Given information
▬▬▬▬▬▬

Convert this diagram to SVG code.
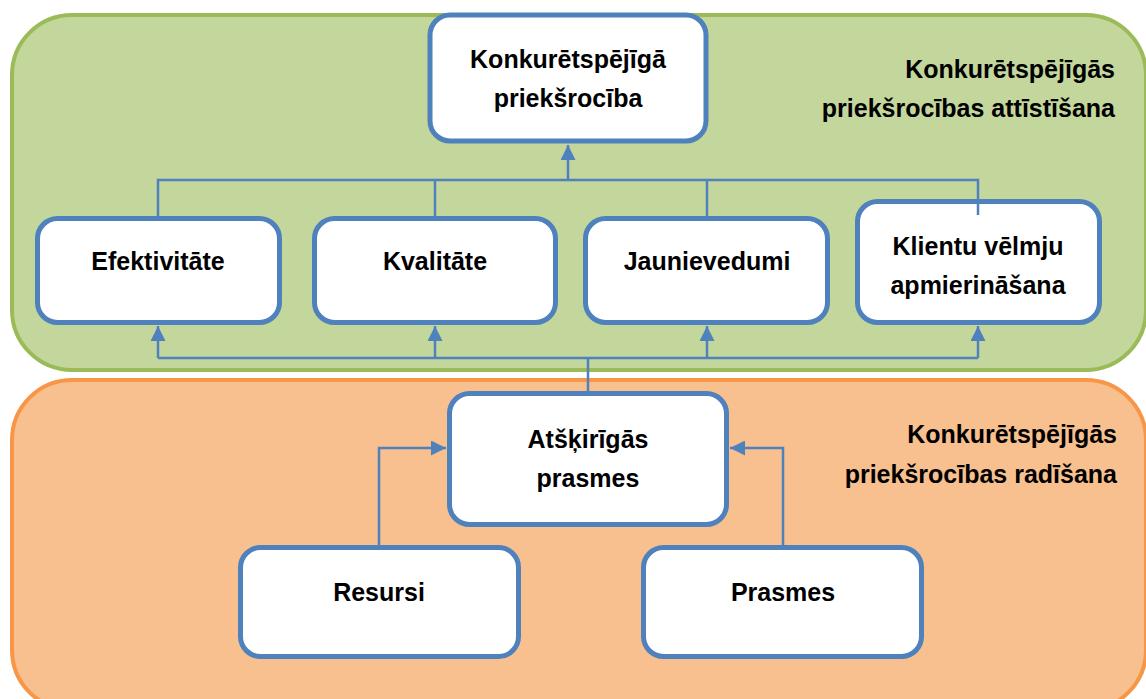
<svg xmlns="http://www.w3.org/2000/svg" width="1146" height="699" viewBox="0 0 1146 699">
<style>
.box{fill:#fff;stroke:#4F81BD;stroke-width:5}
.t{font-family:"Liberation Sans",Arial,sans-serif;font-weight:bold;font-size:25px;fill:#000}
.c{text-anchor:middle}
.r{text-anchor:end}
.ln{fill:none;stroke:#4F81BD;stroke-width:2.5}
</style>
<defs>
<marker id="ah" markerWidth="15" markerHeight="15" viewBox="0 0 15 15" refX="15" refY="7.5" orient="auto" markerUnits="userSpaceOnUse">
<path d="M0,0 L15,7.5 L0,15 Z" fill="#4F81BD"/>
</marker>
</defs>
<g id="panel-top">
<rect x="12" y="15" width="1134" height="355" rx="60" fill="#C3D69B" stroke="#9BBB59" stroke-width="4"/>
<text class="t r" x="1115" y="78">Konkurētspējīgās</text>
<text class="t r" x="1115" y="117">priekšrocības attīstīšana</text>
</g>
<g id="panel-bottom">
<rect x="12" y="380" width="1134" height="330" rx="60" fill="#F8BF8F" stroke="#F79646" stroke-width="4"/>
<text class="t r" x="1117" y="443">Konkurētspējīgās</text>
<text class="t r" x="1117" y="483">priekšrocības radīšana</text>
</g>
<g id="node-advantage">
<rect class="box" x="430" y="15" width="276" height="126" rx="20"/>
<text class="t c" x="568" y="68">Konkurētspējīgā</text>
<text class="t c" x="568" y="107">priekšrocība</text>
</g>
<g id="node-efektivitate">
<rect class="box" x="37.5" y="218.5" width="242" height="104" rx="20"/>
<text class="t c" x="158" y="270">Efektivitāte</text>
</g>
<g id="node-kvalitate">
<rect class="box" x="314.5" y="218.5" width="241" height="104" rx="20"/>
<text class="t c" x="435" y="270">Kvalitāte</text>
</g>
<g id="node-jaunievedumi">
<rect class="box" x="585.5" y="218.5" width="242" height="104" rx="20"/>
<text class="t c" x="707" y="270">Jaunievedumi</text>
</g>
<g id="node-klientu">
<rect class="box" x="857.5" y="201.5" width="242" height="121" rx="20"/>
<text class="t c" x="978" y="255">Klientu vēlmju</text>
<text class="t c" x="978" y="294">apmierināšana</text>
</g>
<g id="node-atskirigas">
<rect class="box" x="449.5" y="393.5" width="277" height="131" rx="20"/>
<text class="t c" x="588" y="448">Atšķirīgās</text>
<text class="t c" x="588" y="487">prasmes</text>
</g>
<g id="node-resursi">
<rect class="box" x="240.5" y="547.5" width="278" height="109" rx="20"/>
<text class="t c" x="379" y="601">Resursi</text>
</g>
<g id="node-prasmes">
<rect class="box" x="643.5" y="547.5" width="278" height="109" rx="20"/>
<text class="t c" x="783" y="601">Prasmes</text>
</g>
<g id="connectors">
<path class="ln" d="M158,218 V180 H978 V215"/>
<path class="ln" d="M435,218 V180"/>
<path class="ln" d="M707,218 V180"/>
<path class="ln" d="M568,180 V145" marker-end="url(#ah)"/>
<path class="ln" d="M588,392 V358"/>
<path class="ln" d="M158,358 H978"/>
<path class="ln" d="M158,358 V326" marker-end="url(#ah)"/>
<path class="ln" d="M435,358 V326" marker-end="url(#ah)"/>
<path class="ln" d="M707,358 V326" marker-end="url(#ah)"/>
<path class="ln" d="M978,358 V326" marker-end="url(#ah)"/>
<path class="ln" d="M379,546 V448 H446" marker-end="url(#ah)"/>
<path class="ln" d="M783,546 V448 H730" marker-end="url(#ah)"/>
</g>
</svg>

▬▬▬▬▬▬

Your task is an exact transcription of all the data, minus the pictures.

Task solution
Convert this diagram to SVG code.
<svg xmlns="http://www.w3.org/2000/svg" width="1146" height="699" viewBox="0 0 1146 699">
<style>
.box{fill:#fff;stroke:#4F81BD;stroke-width:5}
.t{font-family:"Liberation Sans",Arial,sans-serif;font-weight:bold;font-size:25px;fill:#000}
.c{text-anchor:middle}
.r{text-anchor:end}
.ln{fill:none;stroke:#4F81BD;stroke-width:2.5}
</style>
<defs>
<marker id="ah" markerWidth="15" markerHeight="15" viewBox="0 0 15 15" refX="15" refY="7.5" orient="auto" markerUnits="userSpaceOnUse">
<path d="M0,0 L15,7.5 L0,15 Z" fill="#4F81BD"/>
</marker>
</defs>
<g id="panel-top">
<rect x="12" y="15" width="1134" height="355" rx="60" fill="#C3D69B" stroke="#9BBB59" stroke-width="4"/>
<text class="t r" x="1115" y="78">Konkurētspējīgās</text>
<text class="t r" x="1115" y="117">priekšrocības attīstīšana</text>
</g>
<g id="panel-bottom">
<rect x="12" y="380" width="1134" height="330" rx="60" fill="#F8BF8F" stroke="#F79646" stroke-width="4"/>
<text class="t r" x="1117" y="443">Konkurētspējīgās</text>
<text class="t r" x="1117" y="483">priekšrocības radīšana</text>
</g>
<g id="node-advantage">
<rect class="box" x="430" y="15" width="276" height="126" rx="20"/>
<text class="t c" x="568" y="68">Konkurētspējīgā</text>
<text class="t c" x="568" y="107">priekšrocība</text>
</g>
<g id="node-efektivitate">
<rect class="box" x="37.5" y="218.5" width="242" height="104" rx="20"/>
<text class="t c" x="158" y="270">Efektivitāte</text>
</g>
<g id="node-kvalitate">
<rect class="box" x="314.5" y="218.5" width="241" height="104" rx="20"/>
<text class="t c" x="435" y="270">Kvalitāte</text>
</g>
<g id="node-jaunievedumi">
<rect class="box" x="585.5" y="218.5" width="242" height="104" rx="20"/>
<text class="t c" x="707" y="270">Jaunievedumi</text>
</g>
<g id="node-klientu">
<rect class="box" x="857.5" y="201.5" width="242" height="121" rx="20"/>
<text class="t c" x="978" y="255">Klientu vēlmju</text>
<text class="t c" x="978" y="294">apmierināšana</text>
</g>
<g id="node-atskirigas">
<rect class="box" x="449.5" y="393.5" width="277" height="131" rx="20"/>
<text class="t c" x="588" y="448">Atšķirīgās</text>
<text class="t c" x="588" y="487">prasmes</text>
</g>
<g id="node-resursi">
<rect class="box" x="240.5" y="547.5" width="278" height="109" rx="20"/>
<text class="t c" x="379" y="601">Resursi</text>
</g>
<g id="node-prasmes">
<rect class="box" x="643.5" y="547.5" width="278" height="109" rx="20"/>
<text class="t c" x="783" y="601">Prasmes</text>
</g>
<g id="connectors">
<path class="ln" d="M158,218 V180 H978 V215"/>
<path class="ln" d="M435,218 V180"/>
<path class="ln" d="M707,218 V180"/>
<path class="ln" d="M568,180 V145" marker-end="url(#ah)"/>
<path class="ln" d="M588,392 V358"/>
<path class="ln" d="M158,358 H978"/>
<path class="ln" d="M158,358 V326" marker-end="url(#ah)"/>
<path class="ln" d="M435,358 V326" marker-end="url(#ah)"/>
<path class="ln" d="M707,358 V326" marker-end="url(#ah)"/>
<path class="ln" d="M978,358 V326" marker-end="url(#ah)"/>
<path class="ln" d="M379,546 V448 H446" marker-end="url(#ah)"/>
<path class="ln" d="M783,546 V448 H730" marker-end="url(#ah)"/>
</g>
</svg>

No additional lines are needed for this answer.